Given request: How many lines in the records below contain the word "chart"? Answer with the number alone.
★ ★ ★ ★ ★ ★ ★
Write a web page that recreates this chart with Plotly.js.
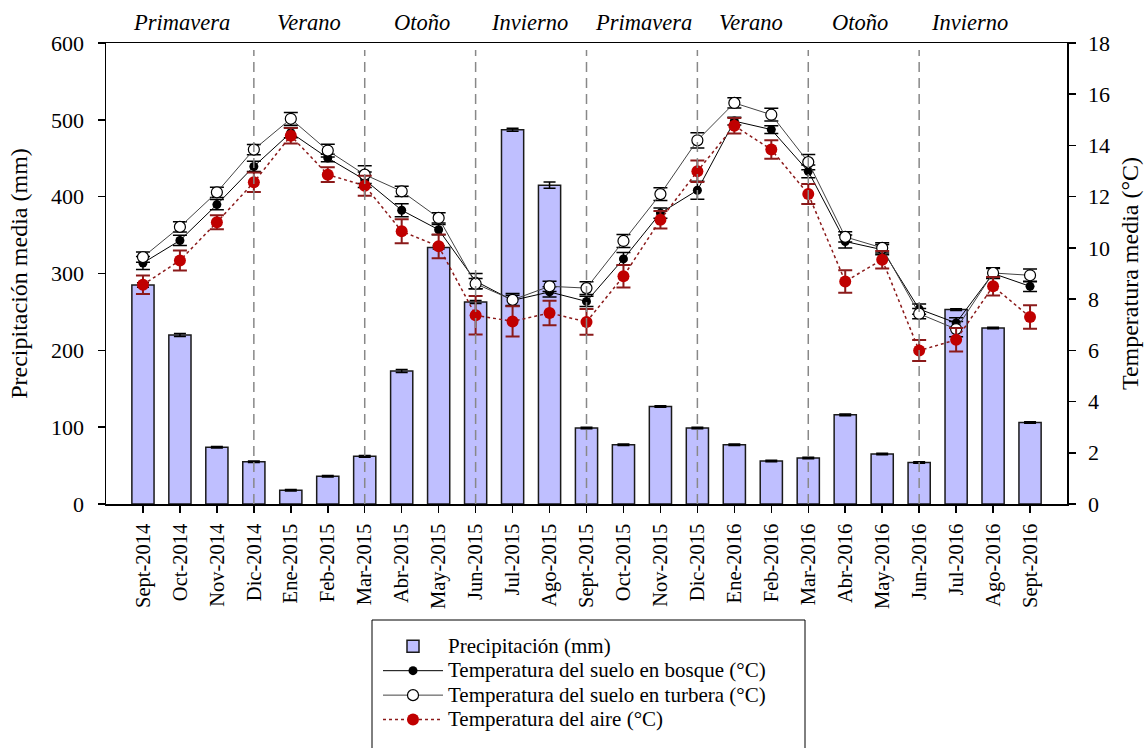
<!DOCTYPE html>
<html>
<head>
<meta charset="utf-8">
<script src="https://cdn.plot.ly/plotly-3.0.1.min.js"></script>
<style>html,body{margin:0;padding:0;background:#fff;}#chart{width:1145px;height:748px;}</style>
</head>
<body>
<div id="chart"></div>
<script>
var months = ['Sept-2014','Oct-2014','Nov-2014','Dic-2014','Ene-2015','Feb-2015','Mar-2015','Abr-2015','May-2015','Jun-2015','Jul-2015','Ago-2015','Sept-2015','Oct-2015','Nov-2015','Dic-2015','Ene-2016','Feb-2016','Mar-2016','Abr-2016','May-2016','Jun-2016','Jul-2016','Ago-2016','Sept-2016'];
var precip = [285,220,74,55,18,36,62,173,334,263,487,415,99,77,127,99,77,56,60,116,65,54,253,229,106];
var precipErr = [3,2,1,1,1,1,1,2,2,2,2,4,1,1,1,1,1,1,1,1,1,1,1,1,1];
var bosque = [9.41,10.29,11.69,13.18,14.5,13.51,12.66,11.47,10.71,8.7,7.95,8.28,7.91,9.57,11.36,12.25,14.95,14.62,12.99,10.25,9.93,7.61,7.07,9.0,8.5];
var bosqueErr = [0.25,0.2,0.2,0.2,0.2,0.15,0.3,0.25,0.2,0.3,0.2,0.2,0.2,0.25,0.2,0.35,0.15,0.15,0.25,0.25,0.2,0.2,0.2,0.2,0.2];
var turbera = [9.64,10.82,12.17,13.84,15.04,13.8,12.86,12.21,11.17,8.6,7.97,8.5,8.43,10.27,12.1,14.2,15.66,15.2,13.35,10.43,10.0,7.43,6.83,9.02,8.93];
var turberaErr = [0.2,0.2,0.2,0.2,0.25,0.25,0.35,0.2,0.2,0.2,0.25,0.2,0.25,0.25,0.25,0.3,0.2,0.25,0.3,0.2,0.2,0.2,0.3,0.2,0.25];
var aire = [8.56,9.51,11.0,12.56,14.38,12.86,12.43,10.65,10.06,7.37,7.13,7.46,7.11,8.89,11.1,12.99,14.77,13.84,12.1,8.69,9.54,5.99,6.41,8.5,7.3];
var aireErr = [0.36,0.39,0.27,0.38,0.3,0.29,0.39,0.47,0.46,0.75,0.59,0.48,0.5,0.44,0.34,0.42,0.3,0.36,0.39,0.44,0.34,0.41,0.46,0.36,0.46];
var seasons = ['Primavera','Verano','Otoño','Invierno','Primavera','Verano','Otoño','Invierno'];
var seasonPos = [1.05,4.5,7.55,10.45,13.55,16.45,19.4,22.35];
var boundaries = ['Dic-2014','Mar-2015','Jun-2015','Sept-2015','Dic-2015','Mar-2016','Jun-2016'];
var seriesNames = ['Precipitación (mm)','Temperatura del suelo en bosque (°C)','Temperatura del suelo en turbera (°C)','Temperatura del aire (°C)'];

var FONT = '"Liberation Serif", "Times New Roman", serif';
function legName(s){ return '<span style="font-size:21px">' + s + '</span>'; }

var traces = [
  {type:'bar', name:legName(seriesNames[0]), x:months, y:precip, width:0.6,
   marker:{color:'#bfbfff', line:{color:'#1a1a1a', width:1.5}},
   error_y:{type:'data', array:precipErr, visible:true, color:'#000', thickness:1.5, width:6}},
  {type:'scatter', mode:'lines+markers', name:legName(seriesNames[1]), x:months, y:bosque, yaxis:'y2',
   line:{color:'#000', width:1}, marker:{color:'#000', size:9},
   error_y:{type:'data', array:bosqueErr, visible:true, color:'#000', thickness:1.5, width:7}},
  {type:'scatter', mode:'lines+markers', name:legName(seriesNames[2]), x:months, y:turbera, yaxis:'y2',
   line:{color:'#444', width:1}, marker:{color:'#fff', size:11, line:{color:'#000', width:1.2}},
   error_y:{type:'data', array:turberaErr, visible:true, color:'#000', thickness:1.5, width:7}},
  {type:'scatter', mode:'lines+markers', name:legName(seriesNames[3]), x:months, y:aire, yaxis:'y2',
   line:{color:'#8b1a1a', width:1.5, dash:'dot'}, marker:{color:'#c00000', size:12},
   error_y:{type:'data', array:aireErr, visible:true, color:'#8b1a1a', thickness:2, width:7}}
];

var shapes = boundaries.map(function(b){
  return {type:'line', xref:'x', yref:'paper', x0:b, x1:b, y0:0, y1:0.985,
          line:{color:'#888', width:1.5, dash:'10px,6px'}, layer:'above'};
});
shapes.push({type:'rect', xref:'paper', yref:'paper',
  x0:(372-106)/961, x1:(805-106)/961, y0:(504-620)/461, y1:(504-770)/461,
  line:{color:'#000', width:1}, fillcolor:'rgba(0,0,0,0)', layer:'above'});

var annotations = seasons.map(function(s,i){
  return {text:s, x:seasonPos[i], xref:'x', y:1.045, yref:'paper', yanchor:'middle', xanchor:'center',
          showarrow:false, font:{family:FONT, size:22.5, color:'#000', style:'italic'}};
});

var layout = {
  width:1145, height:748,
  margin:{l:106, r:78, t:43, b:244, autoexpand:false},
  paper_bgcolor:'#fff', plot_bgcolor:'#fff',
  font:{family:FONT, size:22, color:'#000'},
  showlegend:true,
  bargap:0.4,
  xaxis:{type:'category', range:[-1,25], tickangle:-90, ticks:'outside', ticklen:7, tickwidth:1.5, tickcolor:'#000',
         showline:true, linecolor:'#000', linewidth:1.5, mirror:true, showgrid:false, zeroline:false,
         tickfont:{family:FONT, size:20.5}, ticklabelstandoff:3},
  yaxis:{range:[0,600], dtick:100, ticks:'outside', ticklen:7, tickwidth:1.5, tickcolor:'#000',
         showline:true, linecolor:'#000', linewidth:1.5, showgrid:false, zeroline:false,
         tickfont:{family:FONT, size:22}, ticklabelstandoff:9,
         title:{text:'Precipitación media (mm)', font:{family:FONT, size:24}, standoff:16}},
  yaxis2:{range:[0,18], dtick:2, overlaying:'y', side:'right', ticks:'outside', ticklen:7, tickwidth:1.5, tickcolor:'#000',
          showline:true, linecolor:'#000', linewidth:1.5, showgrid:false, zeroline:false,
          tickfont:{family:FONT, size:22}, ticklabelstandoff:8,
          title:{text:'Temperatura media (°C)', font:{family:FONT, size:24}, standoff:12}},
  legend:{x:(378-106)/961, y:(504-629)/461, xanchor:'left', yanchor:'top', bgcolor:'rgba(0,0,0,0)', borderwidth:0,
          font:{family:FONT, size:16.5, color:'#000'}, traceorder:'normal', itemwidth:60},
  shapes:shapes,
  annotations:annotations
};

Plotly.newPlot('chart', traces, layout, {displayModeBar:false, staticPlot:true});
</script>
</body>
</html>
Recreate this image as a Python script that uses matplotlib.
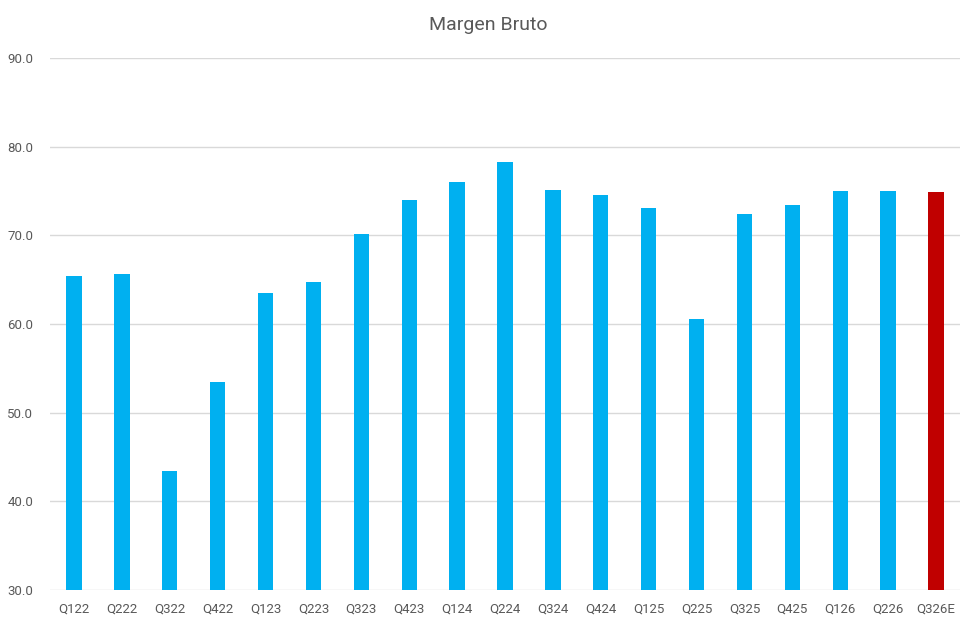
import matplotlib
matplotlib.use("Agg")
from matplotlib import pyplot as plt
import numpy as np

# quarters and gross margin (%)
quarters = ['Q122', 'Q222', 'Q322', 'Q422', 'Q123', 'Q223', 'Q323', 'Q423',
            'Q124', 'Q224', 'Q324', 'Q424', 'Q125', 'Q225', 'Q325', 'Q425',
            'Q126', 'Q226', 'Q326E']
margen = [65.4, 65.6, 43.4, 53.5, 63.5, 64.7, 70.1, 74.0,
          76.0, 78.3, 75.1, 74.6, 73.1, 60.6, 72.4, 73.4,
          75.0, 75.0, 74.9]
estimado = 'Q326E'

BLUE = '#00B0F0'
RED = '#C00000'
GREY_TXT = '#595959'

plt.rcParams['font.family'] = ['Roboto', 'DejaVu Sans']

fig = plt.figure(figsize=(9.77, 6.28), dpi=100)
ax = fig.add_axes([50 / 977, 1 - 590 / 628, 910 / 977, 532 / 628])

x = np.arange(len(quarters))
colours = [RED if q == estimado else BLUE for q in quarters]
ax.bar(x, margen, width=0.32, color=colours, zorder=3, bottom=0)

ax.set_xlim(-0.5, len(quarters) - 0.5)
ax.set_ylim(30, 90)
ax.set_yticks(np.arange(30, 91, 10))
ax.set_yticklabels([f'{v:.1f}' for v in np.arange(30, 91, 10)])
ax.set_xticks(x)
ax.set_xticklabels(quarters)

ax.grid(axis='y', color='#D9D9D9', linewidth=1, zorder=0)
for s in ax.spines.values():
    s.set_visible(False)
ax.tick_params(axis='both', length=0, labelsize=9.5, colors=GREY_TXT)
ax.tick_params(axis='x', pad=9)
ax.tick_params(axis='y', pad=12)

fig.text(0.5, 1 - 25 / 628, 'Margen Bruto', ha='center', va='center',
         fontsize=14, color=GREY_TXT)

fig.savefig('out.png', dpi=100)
★ ★ ★ ★ ★ ★ ★
Written response: 4